What is a migraine?
A migraine in a severe headache, often experienced on one side of the head and accompanied by a number of associated symptoms.
There are two common types of migraine:
Classic migraine – this headache is preceded by symptoms of “aura“, which may include difficulty focusing, flashes of light, blind spots, numbness, weakness or seeing things as though through a broken mirror. This phase can last from 15 minutes to an hour, according to the NHS.
Common migraine – the headache strikes without aura symptoms.
What causes it and who is at risk?
Around 28 million people in the United States suffer from migraines, according to NINDS – that’s approximately 1 in 9 individuals, About Data estimates.
It is most common in adults between 20 and 50, but can also be experienced in early childhood and progress into adulthood. It is rare, however, for an individual to get their first migraine after the age of 40.
The condition is more common in men than women by a considerable margin (Net Doctor states that 20% of women suffer from migraines as opposed to 6% of men), thus it has been linked to frequent hormonal change. Women are more likely to get an attack around the time of their menstrual period, when oestrogen levels are lower than usual.
Another potential cause is the change of brain chemicals, especially serotonin. This affects other transmitters in the brain and causes blood vessels to contract and dilate unexpectedly – thus causing a headache. It is, however, still unclear what causes serotonin levels to drop.

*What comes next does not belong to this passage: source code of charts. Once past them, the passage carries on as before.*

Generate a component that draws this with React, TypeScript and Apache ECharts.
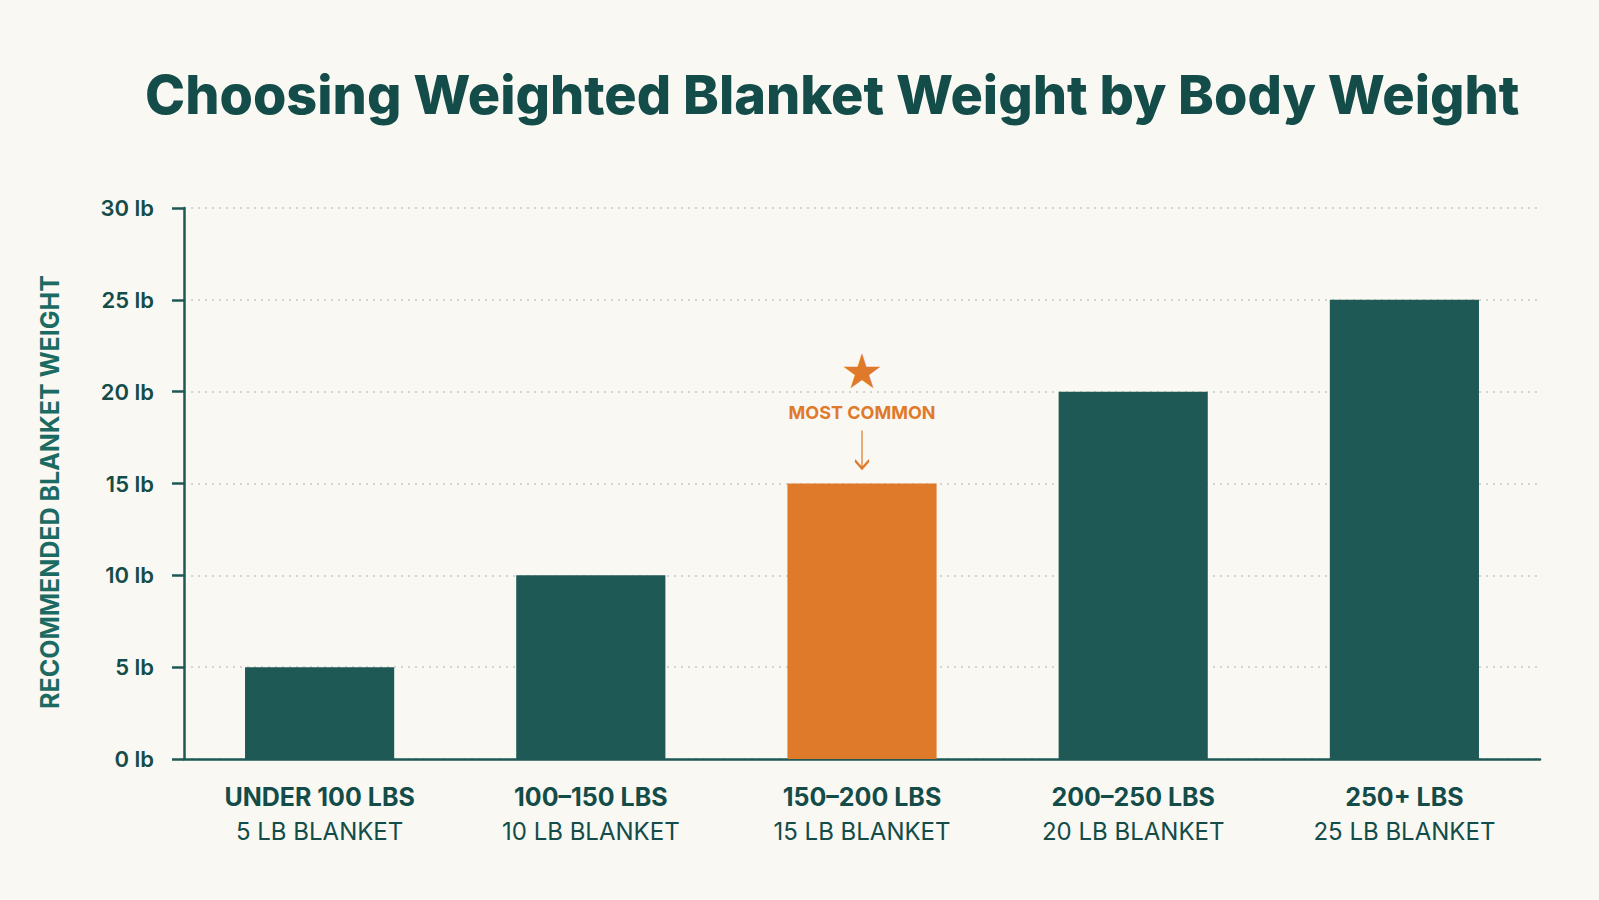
import React, { useEffect, useRef } from "react";
import * as echarts from "echarts";

const categories = ["UNDER 100 LBS", "100–150 LBS", "150–200 LBS", "200–250 LBS", "250+ LBS"];
const blanketLabels = ["5 LB BLANKET", "10 LB BLANKET", "15 LB BLANKET", "20 LB BLANKET", "25 LB BLANKET"];
const blanketWeights = [5, 10, 15, 20, 25];
const highlightIndex = 2;
const yTicks = { min: 0, max: 30, interval: 5 };

const TEAL = "#1e5955";
const DARK = "#134c48";
const ORANGE = "#e07a2b";
const BG = "#f9f8f3";
const FONT = "Inter, 'Noto Sans', sans-serif";

export default function App() {
  const ref = useRef<HTMLDivElement>(null);

  useEffect(() => {
    document.body.style.margin = "0";
    const chart = echarts.init(ref.current!, null, { renderer: "svg" });
    const data = blanketWeights.map((v, i) =>
      i === highlightIndex
        ? {
            value: v,
            itemStyle: { color: ORANGE },
            label: {
              show: true,
              position: "top",
              distance: 56,
              align: "center",
              formatter: "{star|★}\n{txt|MOST COMMON}",
              rich: {
                star: { fontSize: 48, lineHeight: 54, color: ORANGE, fontFamily: "'DejaVu Sans', sans-serif" },
                txt: { fontSize: 18, lineHeight: 30, fontWeight: 700, color: ORANGE, fontFamily: FONT },
              },
            },
          }
        : { value: v }
    );
    chart.setOption({
      animation: false,
      backgroundColor: BG,
      textStyle: { fontFamily: FONT },
      title: {
        text: "Choosing Weighted Blanket Weight by Body Weight",
        left: 140,
        top: 62,
        textStyle: { fontSize: 54, fontWeight: 800, color: DARK, fontFamily: FONT },
      },
      graphic: [
        {
          type: "text",
          x: 50,
          y: 492,
          rotation: Math.PI / 2,
          style: {
            text: "RECOMMENDED BLANKET WEIGHT",
            fontSize: 25,
            fontWeight: 700,
            fill: "#1c6b63",
            fontFamily: FONT,
            align: "center",
            verticalAlign: "middle",
          },
        },
      ],
      grid: { left: 184, right: 59, top: 208, bottom: 141, containLabel: false },
      xAxis: {
        type: "category",
        data: categories,
        axisLine: { show: true, lineStyle: { color: TEAL, width: 2.5 } },
        axisTick: { show: false },
        axisLabel: {
          margin: 21,
          interval: 0,
          formatter: (val: string, idx: number) => `{a|${val}}\n{b|${blanketLabels[idx]}}`,
          rich: {
            a: { fontSize: 25, fontWeight: 700, color: DARK, lineHeight: 34, fontFamily: FONT },
            b: { fontSize: 24, fontWeight: 400, color: DARK, lineHeight: 34, fontFamily: FONT },
          },
        },
      },
      yAxis: {
        type: "value",
        min: yTicks.min,
        max: yTicks.max,
        interval: yTicks.interval,
        axisLine: { show: true, lineStyle: { color: TEAL, width: 2.5 } },
        axisTick: { show: true, length: 12, inside: false, lineStyle: { color: TEAL, width: 2.5 } },
        axisLabel: {
          margin: 30,
          formatter: "{value} lb",
          fontSize: 22,
          fontWeight: 600,
          color: DARK,
          fontFamily: FONT,
        },
        splitLine: { show: true, lineStyle: { color: "#c9c9c4", type: [2, 5], width: 1.5 } },
      },
      series: [
        {
          type: "bar",
          data,
          barWidth: "55%",
          itemStyle: { color: TEAL },
          markPoint: {
            silent: true,
            symbol: "path://M7,0 L7,38 M0,30 L7,38 L14,30",
            symbolSize: [14, 38],
            symbolKeepAspect: false,
            itemStyle: { color: "none", borderColor: ORANGE, borderWidth: 2 },
            label: { show: false },
            data: [
              {
                coord: [categories[highlightIndex], blanketWeights[highlightIndex]],
                symbolOffset: [0, -34],
              },
            ],
          },
        },
      ],
    });
    return () => chart.dispose();
  }, []);

  return <div ref={ref} style={{ position: "fixed", left: 0, top: 0, width: 1599, height: 900 }} />;
}
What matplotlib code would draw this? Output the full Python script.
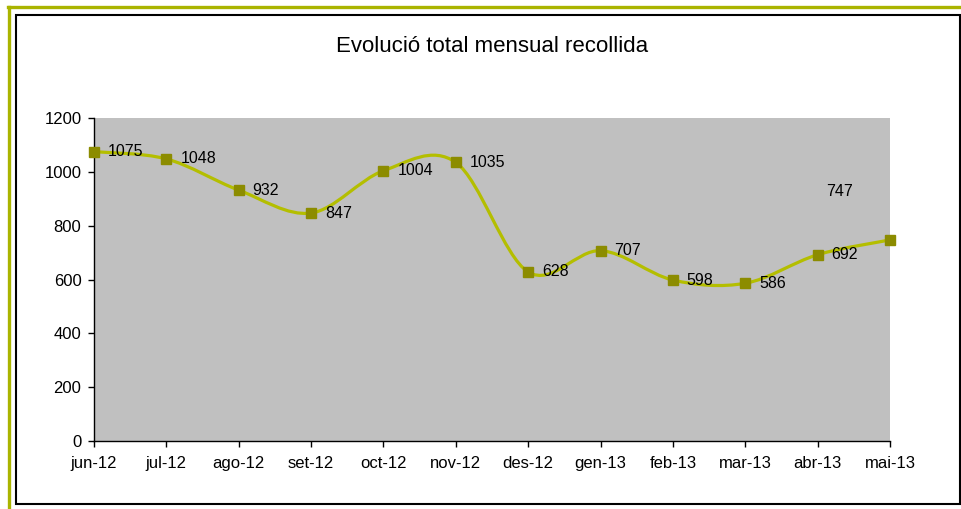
import numpy as np
import matplotlib.pyplot as plt
from matplotlib.path import Path
from matplotlib.patches import PathPatch, Rectangle
from matplotlib.lines import Line2D

plt.rcParams['font.family'] = ['Liberation Sans', 'DejaVu Sans']

months = ['jun-12', 'jul-12', 'ago-12', 'set-12', 'oct-12', 'nov-12',
          'des-12', 'gen-13', 'feb-13', 'mar-13', 'abr-13', 'mai-13']
values = [1075, 1048, 932, 847, 1004, 1035, 628, 707, 598, 586, 692, 747]

W, H = 962, 509
fig = plt.figure(figsize=(W / 100, H / 100), dpi=100)
fig.patch.set_facecolor('white')

# frame: green top/left line and black chart border
fig.add_artist(Line2D([8 / W, 1], [1 - 6.5 / H, 1 - 6.5 / H], color='#aab400', lw=2.4))
fig.add_artist(Line2D([9 / W, 9 / W], [0, 1 - 6.5 / H], color='#aab400', lw=2.4))
fig.add_artist(Rectangle((16 / W, 5 / H), 944 / W, 489 / H, fill=False,
                         edgecolor='black', lw=1.5, transform=fig.transFigure))

ax = fig.add_axes([94 / W, 1 - 441 / H, 796 / W, 323 / H])
ax.set_facecolor('#c0c0c0')

x = np.arange(len(values))
y = np.array(values, dtype=float)

# smoothed line as cubic bezier segments (Excel style)
verts = [(x[0], y[0])]
codes = [Path.MOVETO]
n = len(x)
for i in range(n - 1):
    p0 = np.array([x[max(i - 1, 0)], y[max(i - 1, 0)]])
    p1 = np.array([x[i], y[i]])
    p2 = np.array([x[i + 1], y[i + 1]])
    p3 = np.array([x[min(i + 2, n - 1)], y[min(i + 2, n - 1)]])
    c1 = p1 + (p2 - p0) / 6
    c2 = p2 - (p3 - p1) / 6
    verts += [tuple(c1), tuple(c2), tuple(p2)]
    codes += [Path.CURVE4] * 3
ax.add_patch(PathPatch(Path(verts, codes), fill=False, edgecolor='#b4be00',
                       lw=2.3, zorder=3, clip_on=False))
ax.plot(x, y, ls='none', marker='s', ms=6.5, color='#8c8c00', zorder=4, clip_on=False)

for i, v in enumerate(values):
    if i == len(values) - 1:
        ax.annotate(str(v), (x[i], y[i]), xytext=(-46, 35), textcoords='offset points',
                    fontsize=11.5, va='center', ha='left')
    else:
        ax.annotate(str(v), (x[i], y[i]), xytext=(10, 0), textcoords='offset points',
                    fontsize=11.5, va='center', ha='left')

ax.set_xlim(0, 11)
ax.set_ylim(0, 1200)
ax.set_yticks(range(0, 1201, 200))
ax.set_xticks(x)
ax.set_xticklabels(months)
ax.tick_params(axis='both', direction='out', length=4, width=1, labelsize=12, color='black')
ax.tick_params(axis='x', pad=7)
ax.tick_params(axis='y', pad=5)
for s in ['top', 'right']:
    ax.spines[s].set_visible(False)
for s in ['left', 'bottom']:
    ax.spines[s].set_linewidth(1)

fig.text(492 / W, 1 - 46 / H, 'Evolució total mensual recollida', ha='center', va='center',
         fontsize=16)

fig.savefig('out.png', dpi=100)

The NHS outlines several other triggers that may lead to a migraine:
- Emotional – such as stress, shock, anxiety or depression
- Physical – tiredness, bad posture, shift work, travelling long hours
- Dietary – lack of food (or through eating disorders such as anorexia), dehydration, alcohol, caffeine, certain foods
- Environmental – bright lights, flickering screens, stuffy atmosphere, strong smells, change in climate
- Medicinal – some sleeping tablets, the contraceptive pill, hormone replacement therapy
What are the symptoms?
When a migraine strikes, it is difficult to mistake it for anything else. Aside from the aforementioned aura symptoms, the sufferer may experience one or more of the following during a bout:
- Nausea, sometimes followed by vomiting
- A throbbing pain, which is made worse by physical exertion
- Sensitivity to light and sound
Bupa warns that help from a medical professional should be sought if any of the following symptoms occur:
- Attacks becoming more and more frequent or treatment not working
- If your first migraine occurs over the age of 50
- A fever accompanying the headache
- Aura symptoms between attacks
A migraine usually lasts between 4 and 72 hours. The sufferer may feel tired and have a low level of concentration for several days after the bout.
How is it treated?
A migraine can be treated at home by resting or trying to sleep in a dark, quiet room. A hot or cold compress applied on the head can also help to ease the pain.
There are a number of medicines available from your local store, such as Aspirin or Nurofen, which can be effective in lessening the pain. These should be taken when you can feel an attack coming on.
Triptans are a type medication, which stop the effects of serotonin and are used for migraines specifically. There are also drugs available designed to prevent migraines and can be prescribed by your doctor.
More natural remedies such as herbal remedies and acupuncture can also help relieve symptoms.